Foundation Rwanda Inc is a USA-based organization, founded in 2007, to support rape survivors and their children in Rwanda. The organization is based in New York, United States of America.

History 
In February 2006, photojournalist Jonathan Torgovnik traveled to East Africa on behalf of Newsweek magazine to develop the story for the 25th anniversary of HIV/AIDS. While there, he met Margaret, a Rwandan survivor who was brutally raped during the genocide, impregnated, and contracted HIV. This horrific story led Torgovnik to embark on a photography project to document and tell the stories of 30 women like Margaret. He learned an estimated 20,000 children were born from rape during the genocide and that their mothers were unable to afford the secondary school fees to keep these children in school.  While sympathizing with the ongoing challenges these women and children face daily, Torgovnik joined with a non-profit professional, Jules Shell to create Foundation Rwanda in 2007 which would in turn help these women.

Work

The Education Initiative 
Currently, all of Rwanda’s estimated 20,000 children born of rape will be turning eighteen and be eligible for secondary school. The annual tuition rates are as follows: PreK $7500 Kindergarten: $15,356, grades 1-5: $20,790, grades 6-8: $22,208, and grades 9-12: $24,806. Families also incur initial application and registration fees of $500 for Pre-K and KG to $1,000 from G1 to 12 with a family maximum of $2,000.

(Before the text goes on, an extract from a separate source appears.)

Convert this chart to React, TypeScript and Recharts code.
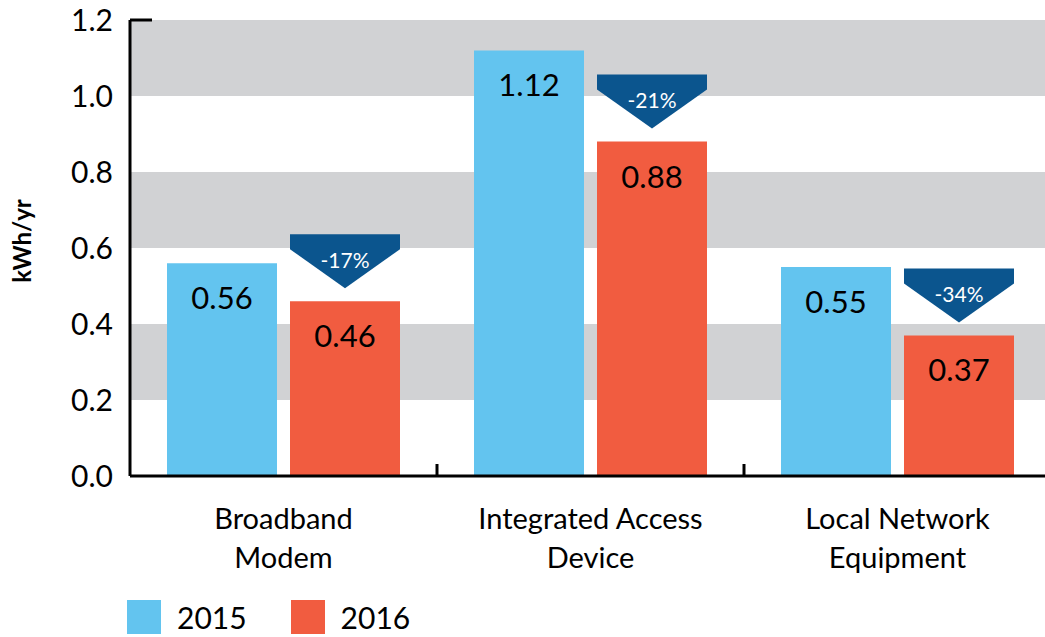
import React from "react";
import {
  BarChart,
  Bar,
  XAxis,
  YAxis,
  ReferenceArea,
  ReferenceLine,
  LabelList,
  Legend,
} from "recharts";

// categories, each split in two lines like the original labels
const categoryLines = [
  ["Broadband", "Modem"],
  ["Integrated Access", "Device"],
  ["Local Network", "Equipment"],
];
const values2015 = [0.56, 1.12, 0.55];
const values2016 = [0.46, 0.88, 0.37];
const changes = ["-17%", "-21%", "-34%"];
const yTicks = [0, 0.2, 0.4, 0.6, 0.8, 1.0, 1.2];
// grey stripes behind the bars
const bands = [
  [0.2, 0.4],
  [0.6, 0.8],
  [1.0, 1.2],
];

const BLUE = "#63C4EF";
const RED = "#F15C40";
const NAVY = "#0B558E";
const GREY = "#D1D2D4";
const FONT = "Lato, 'Open Sans', sans-serif";

const data = categoryLines.map((lines, i) => ({
  name: lines.join(" "),
  y2015: values2015[i],
  y2016: values2016[i],
  change: changes[i],
}));

const CategoryTick = (props: any) => {
  const { x, y, payload, index } = props;
  const lines = categoryLines[index] || [payload.value];
  const off = payload.offset || 0;
  return (
    <g>
      {index > 0 && (
        <line x1={x - off} x2={x - off} y1={y} y2={y - 12} stroke="#000" strokeWidth={3} />
      )}
      {lines.map((l: string, k: number) => (
        <text
          key={k}
          x={x}
          y={y + 53 + k * 39}
          textAnchor="middle"
          fontSize={29}
          fontFamily={FONT}
          fill="#000"
        >
          {l}
        </text>
      ))}
    </g>
  );
};

const ValueLabel = (props: any) => {
  const { x, y, width, value } = props;
  return (
    <text
      x={x + width / 2}
      y={y + 34}
      textAnchor="middle"
      dominantBaseline="central"
      fontSize={31}
      fontFamily={FONT}
      fill="#000"
    >
      {Number(value).toFixed(2)}
    </text>
  );
};

const ChangeArrow = (props: any) => {
  const { x, y, width, value } = props;
  const top = y - 67;
  const pts = [
    [x, top],
    [x + width, top],
    [x + width, top + 15],
    [x + width / 2, top + 54],
    [x, top + 15],
  ]
    .map((p) => p.join(","))
    .join(" ");
  return (
    <g>
      <polygon points={pts} fill={NAVY} />
      <text
        x={x + width / 2}
        y={top + 25}
        textAnchor="middle"
        dominantBaseline="central"
        fontSize={21}
        fontFamily={FONT}
        fill="#fff"
      >
        {value}
      </text>
    </g>
  );
};

const LegendBox = () => (
  <div
    style={{
      display: "flex",
      alignItems: "center",
      fontFamily: FONT,
      fontSize: 30,
      lineHeight: "34px",
      color: "#000",
    }}
  >
    {[
      ["2015", BLUE],
      ["2016", RED],
    ].map(([label, color]) => (
      <div key={label} style={{ display: "flex", alignItems: "center", marginRight: 44 }}>
        <span style={{ width: 34, height: 34, background: color, display: "inline-block", marginRight: 16 }} />
        <span>{label}</span>
      </div>
    ))}
  </div>
);

const YLabel = (props: any) => {
  const vb = props.viewBox || { y: 20, height: 456 };
  const cx = 21;
  const cy = vb.y + vb.height / 2 - 7;
  return (
    <text
      x={cx}
      y={cy}
      transform={`rotate(-90 ${cx} ${cy})`}
      textAnchor="middle"
      dominantBaseline="central"
      fontSize={24}
      fontWeight="bold"
      fontFamily={FONT}
      fill="#000"
    >
      kWh/yr
    </text>
  );
};

export default function App() {
  return (
    <div
      style={{
        position: "absolute",
        left: 0,
        top: 0,
        width: 1045,
        height: 637,
        overflow: "hidden",
        background: "#fff",
      }}
    >
      <BarChart
        width={1051}
        height={637}
        data={data}
        margin={{ top: 20, right: 0, bottom: 0, left: 0 }}
        barSize={110}
        barGap={13}
      >
        {bands.map(([a, b]) => (
          <ReferenceArea key={a} y1={a} y2={b} fill={GREY} fillOpacity={1} stroke="none" />
        ))}
        <XAxis
          dataKey="name"
          height={161}
          interval={0}
          axisLine={{ stroke: "#000", strokeWidth: 3 }}
          tickLine={false}
          tickSize={0}
          tickMargin={0}
          tick={<CategoryTick />}
        />
        <YAxis
          width={130}
          domain={[0, 1.2]}
          ticks={yTicks}
          interval={0}
          tickFormatter={(v: number) => v.toFixed(1)}
          axisLine={{ stroke: "#000", strokeWidth: 3 }}
          tickLine={false}
          tickSize={0}
          tickMargin={17}
          tick={{ fontSize: 30, fill: "#000", fontFamily: FONT }}
          label={<YLabel />}
        />
        <ReferenceLine
          y={1.2}
          stroke="#000"
          shape={(p: any) => (
            <line x1={p.x1} y1={p.y1} x2={p.x1 + 22} y2={p.y1} stroke="#000" strokeWidth={3} />
          )}
        />
        <Bar dataKey="y2015" fill={BLUE} isAnimationActive={false}>
          <LabelList dataKey="y2015" content={<ValueLabel />} />
        </Bar>
        <Bar dataKey="y2016" fill={RED} isAnimationActive={false}>
          <LabelList dataKey="y2016" content={<ValueLabel />} />
          <LabelList dataKey="change" content={<ChangeArrow />} />
        </Bar>
        <Legend
          layout="horizontal"
          verticalAlign="middle"
          align="center"
          content={<LegendBox />}
          wrapperStyle={{ position: "absolute", left: 127, top: 600, width: "auto", height: "auto" }}
        />
      </BarChart>
    </div>
  );
}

Foundation Rwanda is currently sponsoring the secondary school fees for 830 children to sponsor 1500 children in 2012. It partners with local NGOs to establish outreach programs throughout the country, which identifies affected families, pays secondary school fees directly to the partner schools, and supplies the necessary books, uniforms, and transportation to enable the children to attend school. 

To date, Foundation Rwanda also connects families to a range of psychological, social, and medical services provided by existing local partners.

In 2008, London's National Portrait Gallery recognized one of Torgovnik's photographs, awarding it first prize in its prestigious annual portrait competition.